Il ne s’agit pas ici de valoriser ou de dénigrer cette manière d’envisager la politique et la vie collective, mais seulement de la prendre en compte dans les analyses sur le Brésil contemporain. Il s’agit d’avoir du respect pour les gens, pour leurs options, sachant que ces options sont toujours provisoires, changeantes et, surtout, prises en fonction d'une configuration cognitive de la réalité qui leur est propre. Autrement dit, ce n’est pas sur de grandes idées (le nationalisme ou la modernité) que les gens s’engagent, mais sur la ‘‘résonance cognitive’’ que ces concepts trop vagues et généraux peuvent avoir dans leurs vies. La défaite de la gauche brésilienne en 1989 et, surtout, en 1994, est due au fait de ne pas avoir su créer de "résonances cognitives’’ entre son discours général et les difficultés quotidiennes des gens. Dans toute action politique ou mobilisatrice, les rapports entre les discours et la réalité immédiate des gens sont essentiels. La ‘‘résonance cognitive’’ d’une idée ou d’un discours n’est pas donnée en soi, elle est construite socialement, elle dépend de l’action des hommes, des rapports de force dans la société et des conjonctures. Ainsi, ce n’est pas un hasard si la baisse de l’inflation grâce au plan Real a donné une ‘‘résonance cognitive’’ positive aux idées avancées par la coalition qui remportera les élections présidentielles de 1994.

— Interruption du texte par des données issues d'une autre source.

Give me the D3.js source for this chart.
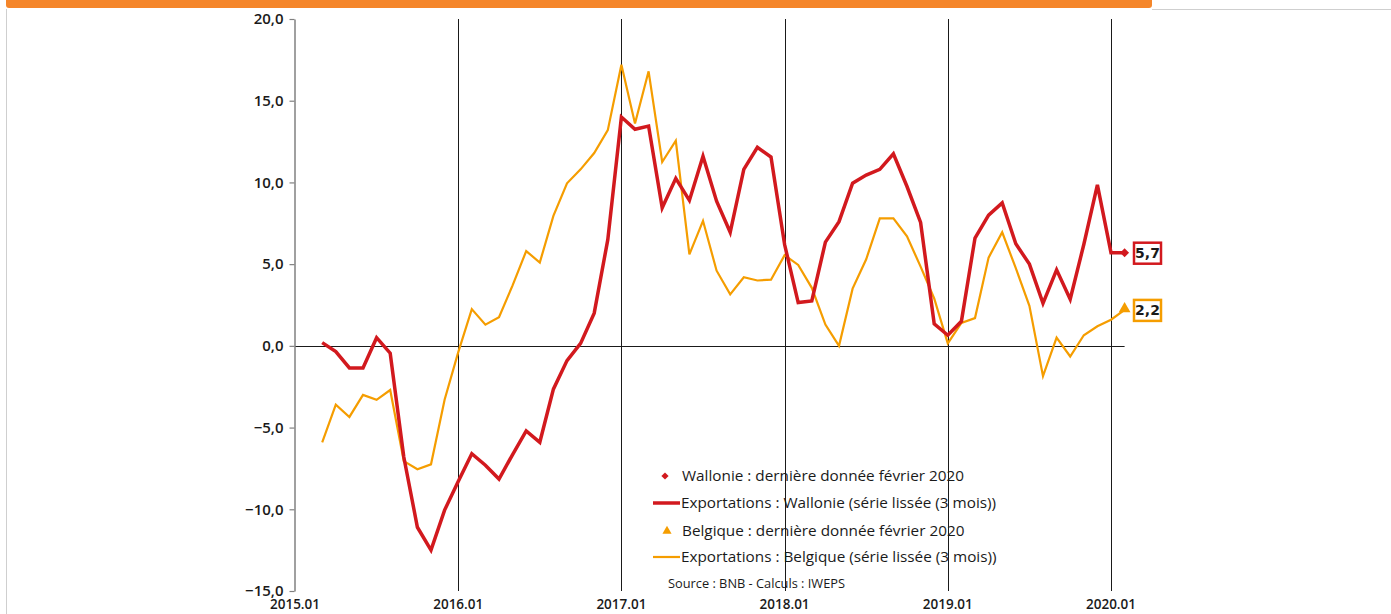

Ce n'est pas un hasard, non plus, si lors du vote pour la fin du monopole d'État sur le pétrole, en 1995, il n'y eut pas de grandes protestations populaires, comme cela ce serait produit quelques décennies en arrière. Signe plus qu'évident que le pétrole n'était plus un symbole de l'identité et de la fierté nationale.

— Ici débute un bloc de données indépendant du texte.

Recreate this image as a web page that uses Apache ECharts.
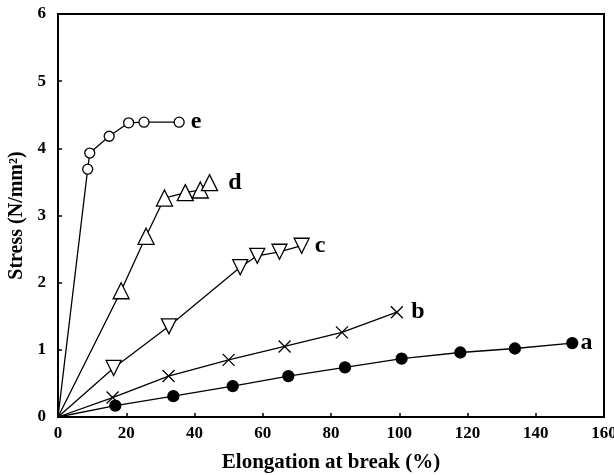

De même, on voit par là que les changements des représentations sociales qui ont eu lieu parmi les travailleurs du pétrole de Bahia ne sont pas complètement déconnectées des transformations symboliques et sociales de la société brésilienne dans son ensemble. L'opposition entre le nationalisme de la "vieille garde" et celui de la "nouvelle garde" chez ces travailleurs était plus que de simples querelles syndicales entre des groupes appartenant à des générations différentes ; elle était aussi l'expression de deux manières différentes de concevoir le national, l'identité nationale et ses symboles : l'une, forgée au cours des années 50 et 60, quand le nationalisme économique était l'équivalent général identitaire des Brésiliens, ce qui rapprochait plusieurs groupes autour du populisme et dans la quête d'une identité sociale nationale; et, l'autre, développée au cours d'une période où le nationalisme économique perd le caractère d'idéologie de l'État, laissant le chemin ouvert à d'autres expressions du nationalisme et de revendication d'appartenance à la nation brésilienne.

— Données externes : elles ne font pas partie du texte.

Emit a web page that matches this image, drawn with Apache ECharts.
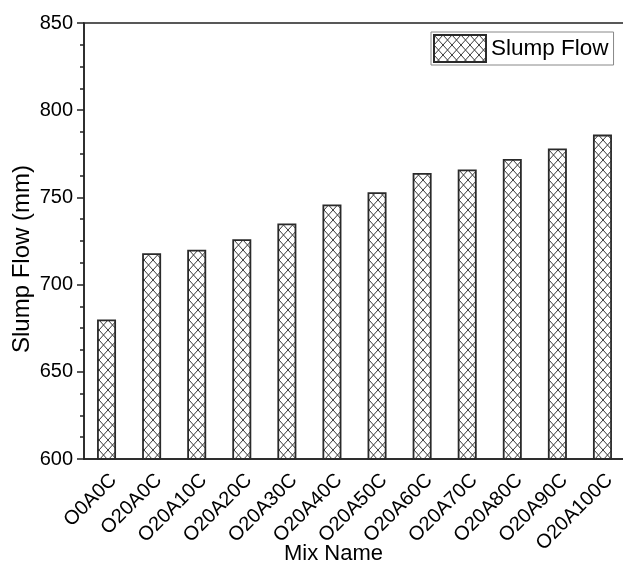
<!DOCTYPE html>
<html>
<head>
<meta charset="utf-8">
<script src="https://cdn.jsdelivr.net/npm/echarts@6/dist/echarts.min.js"></script>
<style>html,body{margin:0;padding:0;background:#fff}#c{width:623px;height:572px}</style>
</head>
<body>
<div id="c"></div>
<script>
var categories = ['O0A0C','O20A0C','O20A10C','O20A20C','O20A30C','O20A40C','O20A50C','O20A60C','O20A70C','O20A80C','O20A90C','O20A100C'];
var slumpFlow = [680, 718, 720, 726, 735, 746, 753, 764, 766, 772, 778, 786];
var yTicks = {min: 600, max: 850, interval: 50};

function makePattern() {
  var w = 9, h = 10;
  var cv = document.createElement('canvas');
  cv.width = w; cv.height = h;
  var ctx = cv.getContext('2d');
  ctx.fillStyle = '#fff';
  ctx.fillRect(0, 0, w, h);
  ctx.strokeStyle = '#3a3a3a';
  ctx.lineWidth = 1;
  ctx.beginPath();
  for (var k = -1; k <= 1; k++) {
    ctx.moveTo(k * w, 0); ctx.lineTo(k * w + w, h);
    ctx.moveTo(k * w + w, 0); ctx.lineTo(k * w, h);
  }
  ctx.stroke();
  return cv;
}
var pattern = {image: makePattern(), repeat: 'repeat'};

var chart = echarts.init(document.getElementById('c'));
var axisColor = '#222';
var font = 'Liberation Sans, Arial, sans-serif';
chart.setOption({
  animation: false,
  textStyle: {fontFamily: font},
  grid: {left: 84, top: 23, width: 541, height: 436, containLabel: false, outerBoundsMode: 'none',
    show: true, borderColor: axisColor, borderWidth: 1.5, backgroundColor: 'transparent'},
  legend: {
    left: 431, top: 32, padding: [2, 5, 2, 2],
    borderColor: '#888', borderWidth: 1,
    icon: 'rect',
    itemWidth: 52, itemHeight: 27, itemGap: 5,
    textStyle: {fontSize: 22.5, color: '#000', fontFamily: font},
    data: ['Slump Flow']
  },
  xAxis: [{
    type: 'category', data: categories, position: 'bottom',
    name: 'Mix Name', nameLocation: 'middle', nameGap: 84, nameMoveOverlap: false,
    nameTextStyle: {fontSize: 22, color: '#000', padding: [0, 42, 0, 0]},
    axisLine: {lineStyle: {color: axisColor, width: 1.5}},
    axisTick: {alignWithLabel: true, length: 7, lineStyle: {color: axisColor, width: 1.5}},
    axisLabel: {rotate: 45, fontSize: 20, color: '#000', margin: 11, interval: 0, verticalAlign: 'top', align: 'right'}
  }, {
    type: 'category', data: categories, position: 'bottom',
    axisLine: {show: false},
    axisTick: {length: 4, interval: 0, lineStyle: {color: axisColor, width: 1.5}},
    axisLabel: {show: false}
  }],
  yAxis: {
    type: 'value', min: yTicks.min, max: yTicks.max, interval: yTicks.interval,
    name: 'Slump Flow (mm)', nameLocation: 'middle', nameGap: 50, nameMoveOverlap: false,
    nameTextStyle: {fontSize: 24, color: '#000', padding: [0, 36, 0, 0]},
    axisLine: {show: true, lineStyle: {color: axisColor, width: 1.5}},
    axisTick: {show: true, length: 7, lineStyle: {color: axisColor, width: 1.5}},
    minorTick: {show: true, splitNumber: 4, length: 4, lineStyle: {color: axisColor, width: 1.5}},
    splitLine: {show: false},
    axisLabel: {fontSize: 20, color: '#000', margin: 11}
  },
  series: [{
    name: 'Slump Flow', type: 'bar', data: slumpFlow, barWidth: 19,
    itemStyle: {color: pattern, borderColor: '#2a2a2a', borderWidth: 1.8}
  }]
});
</script>
</body>
</html>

Toutefois, comme on l'a vu précédemment, cette tendance générale, en s'adaptant au contexte propre des petroleiros a pris de nouveaux sens. Cela est visible notamment dans le fait que la transformation du nationalisme des travailleurs du pétrole n'a pas signifié, chez eux, une remise en cause de la place de PETROBRAS en tant que symbole national. Ce qui vient, encore une fois, nous rappeler que dans l'étude de la société, il ne suffit pas de comprendre les tendances macro-sociales qui traversent la société pour pouvoir expliquer ce qui se passe dans l'univers rapproché des acteurs. Cette compréhension doit se faire dans la dialectique entre le proche et le distant, entre le macro et le micro, entre les conjonctures générales et les contextes environnants, bref entre ce qui se passe au niveau de l'ensemble de la société et ce qui se passe dans chaque situation sociale spécifique.

Notes
479.

Pour changer une loi inscrite dans la constitution, selon les lois brésiliennes, il faut l'accord d'au moins 2/3 du Congrès National, tandis que pour changer une loi ordinaire, la majorité simple suffit (50 % +l).

480.

Connues en Amérique Latine comme les années de la décennie perdue.

481.

La gauche brésilienne a plutôt tendance à interpréter les choix de la population qui ne correspondent pas à ses idées en termes de retard, etc. . On a observé le même processus en ce qui concerne le populisme.

482.

Cela, même si le régime militaire entretenait aussi une certaine idéologie du futur. Mais, il lui manquait des groupes et des institutions intermédiaires dans la société pour activer cette idéologie. Par ailleurs, une des caractéristiques de la dictature brésilienne les plus remarquées par les politologues, fut justement son incapacité de se construire, de façon durable, une base de soutien populaire.

483.

Sur l’importance de la ‘déception’ dans la vie sociale, voir : Hirschman, Albert (1983).